Das ist natürlich ein sehr aufgeladenes Wort, denn es unterstellt unseren Kindern, dass sie uns wissentlich und in böser Absicht ausspielen, um ihren Willen durchzusetzen. Man stelle sich dieses 4-, 5-, oder 6-jährige Kind jetzt mal bildlich vor, wie es mit einem diabolischen Grinsen in seinem Zimmer sitzt und einen Masterplan schmiedet, um heute aber wirklich ein Eis von Mama und Papa zu bekommen. Ihr merkt, das klingt alles unverhältnismäßig.
Kinder sind keine Strippenzieher
Unsere Kinder sind keine Strippenzieher, die genau wissen, welche Punkte sie wann treffen müssen, um Mama und Papa nach ihrem Willen tanzen zu lassen. Kinder handeln in der Regel immer impulsiv und, und das ist das Entscheidende, aus ihrem eigenen Bedürfnis heraus. Das ist mal Nähe, mal Autonomie und mal das Eis vor dem Abendessen.
Und ja, Kinder wissen, bzw. haben gelernt, was bei uns Eltern funktioniert und wie sie an ihr Ziel kommen. Das ist aber keine Manipulation, sondern ‚Lernen am Modell‘. Und das wiederum ist ganz normales Verhalten. Kinder beobachten uns und ahmen uns nach.

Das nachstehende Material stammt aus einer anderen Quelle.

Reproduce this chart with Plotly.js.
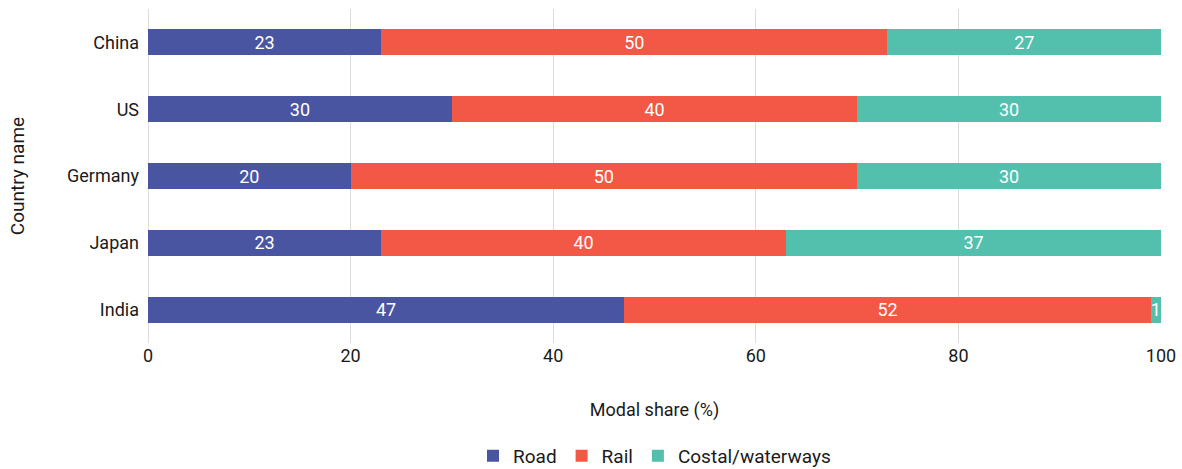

Wenn ein Kind also beim zweiten Keks bettelnd die Lippen spitzt, die Stimme ein bisschen bricht und seine Eltern mit Rehaugen anschaut, dann ist das keine niederträchtige Verschwörung, sondern schlicht Überlebenstraining. Das Kind hat nämlich bereits in der Vergangenheit gelernt, dass diese Strategie funktioniert, es hat sie folglich ‚abgespeichert‘ und wiederholt sie nun einfach wieder.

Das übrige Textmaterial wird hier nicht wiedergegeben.